For instance, when they see the picture of the hyena do they say, “That’s a
hyena!” or do they say “That’s a wild dog!”
For the most part the pictures have been great. We have access to
hundreds of stock photos from a partnering organization with great artwork that
is appropriate for this part of the world. And we have worked with a local “artist”
to sketch a few tools and plants or whatever that make great key words that are
specific to this context. But now we are sanding down those last few rough
edges and I have been chewing on very specific little problems. For instance, “Y”

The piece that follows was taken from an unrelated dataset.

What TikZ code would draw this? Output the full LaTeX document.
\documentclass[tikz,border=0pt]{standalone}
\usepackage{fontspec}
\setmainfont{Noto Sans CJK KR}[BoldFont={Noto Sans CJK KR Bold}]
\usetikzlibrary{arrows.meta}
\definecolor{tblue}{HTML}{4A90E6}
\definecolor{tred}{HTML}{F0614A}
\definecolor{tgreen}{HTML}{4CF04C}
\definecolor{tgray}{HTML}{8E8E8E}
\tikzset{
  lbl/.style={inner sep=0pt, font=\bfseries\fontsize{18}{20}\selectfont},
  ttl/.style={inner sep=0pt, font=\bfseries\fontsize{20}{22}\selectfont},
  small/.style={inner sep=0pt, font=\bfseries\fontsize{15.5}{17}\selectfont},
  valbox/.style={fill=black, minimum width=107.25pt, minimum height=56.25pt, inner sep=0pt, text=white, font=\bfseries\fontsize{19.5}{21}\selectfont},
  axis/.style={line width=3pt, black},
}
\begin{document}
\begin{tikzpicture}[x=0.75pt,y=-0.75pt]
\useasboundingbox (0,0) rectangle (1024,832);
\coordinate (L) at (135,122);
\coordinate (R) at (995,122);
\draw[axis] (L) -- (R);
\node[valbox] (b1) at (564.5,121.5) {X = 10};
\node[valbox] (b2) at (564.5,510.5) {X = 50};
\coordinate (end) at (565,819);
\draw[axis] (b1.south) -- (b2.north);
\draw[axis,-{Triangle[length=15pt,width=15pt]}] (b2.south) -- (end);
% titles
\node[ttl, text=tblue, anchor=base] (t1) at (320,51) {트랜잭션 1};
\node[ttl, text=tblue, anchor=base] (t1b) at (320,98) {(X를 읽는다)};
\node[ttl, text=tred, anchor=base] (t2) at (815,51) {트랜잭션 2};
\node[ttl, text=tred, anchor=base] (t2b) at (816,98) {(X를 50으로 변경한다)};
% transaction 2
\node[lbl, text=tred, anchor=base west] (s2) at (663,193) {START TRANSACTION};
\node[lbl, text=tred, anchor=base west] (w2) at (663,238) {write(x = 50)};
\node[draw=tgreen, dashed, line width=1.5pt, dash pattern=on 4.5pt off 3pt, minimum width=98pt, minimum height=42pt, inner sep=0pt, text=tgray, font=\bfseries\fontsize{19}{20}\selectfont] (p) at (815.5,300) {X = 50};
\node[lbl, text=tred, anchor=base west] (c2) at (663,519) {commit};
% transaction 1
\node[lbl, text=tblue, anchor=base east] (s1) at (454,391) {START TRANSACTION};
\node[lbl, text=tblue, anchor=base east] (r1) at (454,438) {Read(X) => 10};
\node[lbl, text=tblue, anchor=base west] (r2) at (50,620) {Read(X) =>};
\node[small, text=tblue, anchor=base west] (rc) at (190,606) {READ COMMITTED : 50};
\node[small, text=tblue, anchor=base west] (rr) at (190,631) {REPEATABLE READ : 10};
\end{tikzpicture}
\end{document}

for “Yukchan” didn’t illicit the word “fish” (although the picture looked like
a perfectly good generic fish to me) but was clearly a mudfish to everyone
who saw it, which doesn’t start with a letter anything like “Y”. And the
picture under W for Wäl didn’t
make sense to anyone because everyone knows that Wäls don’t have necks but are
merely round. And as much as I suggested that “elbow” seems like a vastly preferable
key word at least socio-linguistically to “witch doctor” for the letter “Ṭ”, I
was outvoted.
So this week, because
our local artist declined the task at hand and we have to get these files to
the printer ASAP, I have been channelling my inner graphic artist that surely
lies latent in me somewhere from the genes you contributed and have been trying
to draw pictures of old men with feather headdresses, children hopping like frogs,
and gourds with no necks to satisfy our literacy team. At one point I had a
photo-copied page from a bird book on top of one of my glass baking pans
balanced up against a sunny window trying to trace a picture of a knob-billed
duck on my makeshift light-table and thought how thoroughly amused and proud
you would be. Thankfully, I seem to have inherited your creativity but not your
perfectionism so, though much less impressive than they would be if you were
doing them, the books are at least getting done and I am even getting sleep in
the process. (Now let’s just hope people can actually learn to read using
them.)
Bryan is out in one of the Western camps this afternoon and I am home
with the girls. The network is down, which I wish it wasn’t, but he went with
the Sat phone and all the latest chatter has been good, or at least neutral so
I am not worried. In that department it has been a quiet week. I tried to get
this knocked out while the pickles were napping but they are up now and have
been asking for me to set them up with old t-shirts and paint for a while so I
should probably close. You should see the things they paint. I think the
artistic gene must skip a generation.
Tell Papa that talking to him on the phone the other day was balm for
my soul. It was his birthday but I was the one who talked so much! Isn’t that
always the case though. Thank you both for that. I hope you guys had a good
day.
Love you so much. Let’s start making plans for a trip over here after
littlest is born! Love and kisses all around.
Elizabeth

Loved reading this! I felt like I was there --your discriptions are so vivid! My daughter Sophia is back in Africa too. She is living in Kigali, Rwanda with her husband. Blessings to you and your family!